Niharika Sapra, Staff Writer

Anxiety. Fear. Depression. Considered “silly” to most older generations, these are the most common words used by teens when asked to describe what they have taken away from school. In the past year, school districts across the nation have been reporting alarming spikes in both suicides and attempts at self-harm. The other major event that occurred this past year? The pandemic.

Although there are many other factors contributing to the mental health decline in “QuaranTeens” (a pop-culture term for teens surviving through the COVID-19 pandemic), a recent survey conducted at Warren Township High School shows that 85% of student respondents listed “School” as a contributing factor to their worsening mental health. Contrary to popular belief, for the most part, this is not due to school closures, but rather school continuation.

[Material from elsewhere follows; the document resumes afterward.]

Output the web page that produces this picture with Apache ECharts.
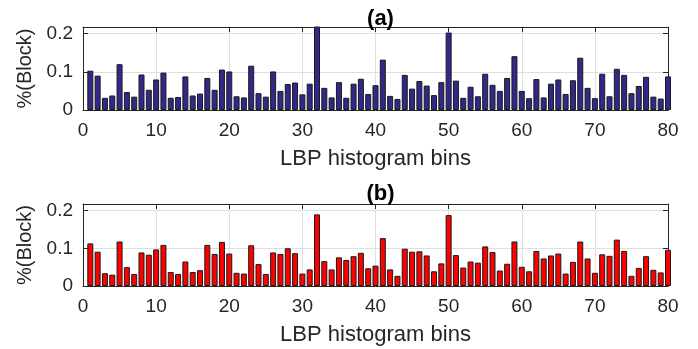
<!DOCTYPE html>
<html><head><meta charset="utf-8">
<script src="https://cdn.jsdelivr.net/npm/echarts@6/dist/echarts.min.js"></script>
<style>html,body{margin:0;padding:0;background:#fff}#c{width:698px;height:349px}</style>
</head><body><div id="c"></div>
<script>
const bins = Array.from({length: 80}, (_, i) => i + 1);
const valuesA = [0.103,0.090,0.032,0.038,0.120,0.047,0.035,0.093,0.053,0.080,
0.098,0.032,0.034,0.088,0.038,0.043,0.084,0.053,0.106,0.101,
0.036,0.033,0.116,0.044,0.035,0.101,0.050,0.068,0.072,0.041,
0.069,0.230,0.058,0.033,0.073,0.032,0.069,0.082,0.042,0.065,
0.132,0.037,0.029,0.092,0.056,0.076,0.064,0.039,0.073,0.203,
0.077,0.032,0.061,0.036,0.095,0.066,0.050,0.084,0.141,0.050,
0.031,0.081,0.033,0.069,0.080,0.042,0.078,0.137,0.058,0.031,
0.095,0.036,0.108,0.092,0.044,0.063,0.087,0.035,0.030,0.088];
const valuesB = [0.113,0.091,0.034,0.030,0.118,0.050,0.032,0.089,0.083,0.097,
0.109,0.037,0.032,0.065,0.037,0.042,0.109,0.085,0.117,0.086,
0.035,0.033,0.108,0.058,0.032,0.089,0.085,0.100,0.087,0.033,
0.044,0.190,0.066,0.044,0.076,0.069,0.079,0.088,0.047,0.054,
0.127,0.044,0.027,0.099,0.091,0.092,0.081,0.039,0.060,0.188,
0.082,0.049,0.065,0.062,0.105,0.090,0.041,0.059,0.118,0.051,
0.039,0.093,0.073,0.081,0.086,0.033,0.064,0.118,0.073,0.035,
0.084,0.080,0.123,0.093,0.027,0.048,0.079,0.043,0.036,0.096];
const xTicks = [0,10,20,30,40,50,60,70,80];
const yTicks = [0,0.1,0.2];
const titles = ['(a)','(b)'];
const xLabel = 'LBP histogram bins';
const yLabel = '%(Block)';

const FONT = '"Liberation Sans", Arial, Helvetica, sans-serif';
const TXT = '#262626';
const XMIN = xTicks[0], XMAX = xTicks[xTicks.length-1];
const YMAX = 0.2175;
const grids = [
  {left: 83, top: 27, width: 585, height: 83},
  {left: 83, top: 204, width: 585, height: 82}
];
const titleTops = [3, 178];
const colors = ['#31298A', '#FF0000'];
const datasets = [valuesA, valuesB];

const isTick = (arr, v) => arr.some(t => Math.abs(t - v) < 1e-9);

const option = {
  animation: false,
  backgroundColor: '#fff',
  textStyle: {fontFamily: FONT},
  title: titles.map((t, i) => ({
    text: t, left: 375.5, top: titleTops[i], textAlign: 'center',
    textStyle: {fontFamily: FONT, fontSize: 22, fontWeight: 'bold', color: '#000'}
  })),
  grid: grids,
  xAxis: [],
  yAxis: [],
  series: []
};

grids.forEach((g, i) => {
  option.xAxis.push({
    type: 'value', gridIndex: i, min: XMIN, max: XMAX, interval: 10, position: 'bottom',
    name: xLabel, nameLocation: 'middle', nameGap: 38,
    nameTextStyle: {fontFamily: FONT, fontSize: 22, color: TXT},
    axisLine: {show: true, onZero: false, lineStyle: {color: TXT, width: 1}},
    axisTick: {show: true, inside: true, length: 5, lineStyle: {color: TXT}},
    axisLabel: {fontFamily: FONT, fontSize: 19, color: TXT, margin: 11,
      formatter: v => isTick(xTicks, v) ? String(v) : ''},
    splitLine: {show: true, lineStyle: {color: '#DFDFDF', width: 1}}
  });
  option.xAxis.push({
    type: 'value', gridIndex: i, min: XMIN, max: XMAX, interval: 10, position: 'top',
    axisLine: {show: true, onZero: false, lineStyle: {color: TXT, width: 1}},
    axisTick: {show: true, inside: true, length: 5, lineStyle: {color: TXT}},
    axisLabel: {show: false}, splitLine: {show: false}
  });
  option.yAxis.push({
    type: 'value', gridIndex: i, min: 0, max: YMAX, interval: 0.1, position: 'left',
    name: yLabel, nameLocation: 'middle', nameGap: 39, nameRotate: 90,
    nameTextStyle: {fontFamily: FONT, fontSize: 20, color: TXT},
    axisLine: {show: true, onZero: false, lineStyle: {color: TXT, width: 1}},
    axisTick: {show: true, inside: true, length: 5, lineStyle: {color: TXT}},
    axisLabel: {fontFamily: FONT, fontSize: 19, color: TXT, margin: 10, showMaxLabel: false,
      formatter: v => isTick(yTicks, v) ? (v === 0 ? '0' : v.toFixed(1)) : ''},
    splitLine: {show: true, lineStyle: {color: '#DFDFDF', width: 1}}
  });
  option.yAxis.push({
    type: 'value', gridIndex: i, min: 0, max: YMAX, interval: 0.1, position: 'right',
    axisLine: {show: true, onZero: false, lineStyle: {color: TXT, width: 1}},
    axisTick: {show: true, inside: true, length: 5, lineStyle: {color: TXT}},
    axisLabel: {show: false}, splitLine: {show: false}
  });
  option.series.push({
    type: 'bar', xAxisIndex: i * 2, yAxisIndex: i * 2, clip: true,
    barWidth: 6,
    itemStyle: {color: colors[i], borderColor: '#1a1a1a', borderWidth: 1},
    data: bins.map((b, k) => [b, datasets[i][k]]),
    z: 1
  });
});

const chart = echarts.init(document.getElementById('c'), null, {renderer: 'canvas'});
chart.setOption(option);
</script></body></html>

Education, although vital and beneficial to every student, is retained differently by each individual. The worldwide lockdown is no excuse for learning and education to be halted or even slowed down, but it does mean that it should be carried out differently than what was being done prior to the  virtual format. Situated in different environments, not all students have a quiet room with top-notch Wi-Fi, or location optimum for virtual learning. Bringing in other factors that have served as potential stressors, including family issues, having to take care of siblings, fear/uncertainty, and financial issues, there has been a hindrance to their efforts in attending 8-hour virtual classes from Monday-Friday. On top of all this, students are being held to the same expectations in performance as they were prior to this new format.

We, as developing teenagers trying to learn from our elders and our surroundings, are being thrown out into this unfamiliar world with the assumption that rising technology can solve all our problems. However, like all educators out there, we also have never experienced a 100% technology environment or used our devices for educational purposes besides watching a video or viewing a website for information on a specific topic. With so much information being lost due to the lack on interpersonal communication between the teachers and students, we are being forced to re-learn (or even learn for the first time) through hundreds of Google searches and YouTube videos, just to pass the same tests that were being given to students who were able to clarify any information with their teachers right away. Even after doing our part, teachers, being bombarded with emails, are unable to address every individual question. This, according to our WTHS survey, is leading to incredibly high levels of anxiety, which is contributing to teenage depression, which is then resulting in a lack of motivation in numbers that have never been seen before. These increased procrastination habits are causing worse performance at school, leading to more stress and anxiety, and the whole cycle starts again. 

Besides our in-school requirements, many students, including myself, are exhausted from constantly hearing the phrases “We don’t know” and “We are sorry for the cancellation of _____ for the remainder of the year/season.” Although high school students understand the uncertainty during these times and difficult decisions everyone has had to take for health and safety purposes, many have already experienced a lot of disappointment as sports, competitions, school dances, and other activities that we have either looked forward to or worked very hard for over several years, and the intensity of schoolwork is pushing us to the edge. 


The Solution? 

Taking over more than half of an average student’s day (including homework & test prep), schools are a fundamental part of a teenager’s developmental process. Therefore, with or without the pandemic, mental health resources should be openly discussed and promoted by every single teacher/staff member. For the remainder of the year and as schools begin to open up, students and teachers should establish a mode of communication that would allow all necessary information to be exchanged effectively. 

Different methods that would allow students to anonymously share their concerns with a staff member could help struggling individuals relieve their thoughts without them feeling ashamed or feeling judged. An example includes setting up an anonymous “Call Center Booth” in the school (or a number students can call at from home) where students can sign-up to talk to a social worker without revealing their identity at that time. If there is anything that can be done to solve a student’s problem, the social worker could talk to the student to meet up, if they are comfortable, and find a solution. 

These are just a few of the many solutions to this dilemma. Therefore, each school should regularly assess the psychological health of its students and implement at least one additional mental health resource to ease stress levels during these unprecedented times. Through this, schools can at least attempt make some positive changes in the mental health of their students, instead of just contributing to its decline.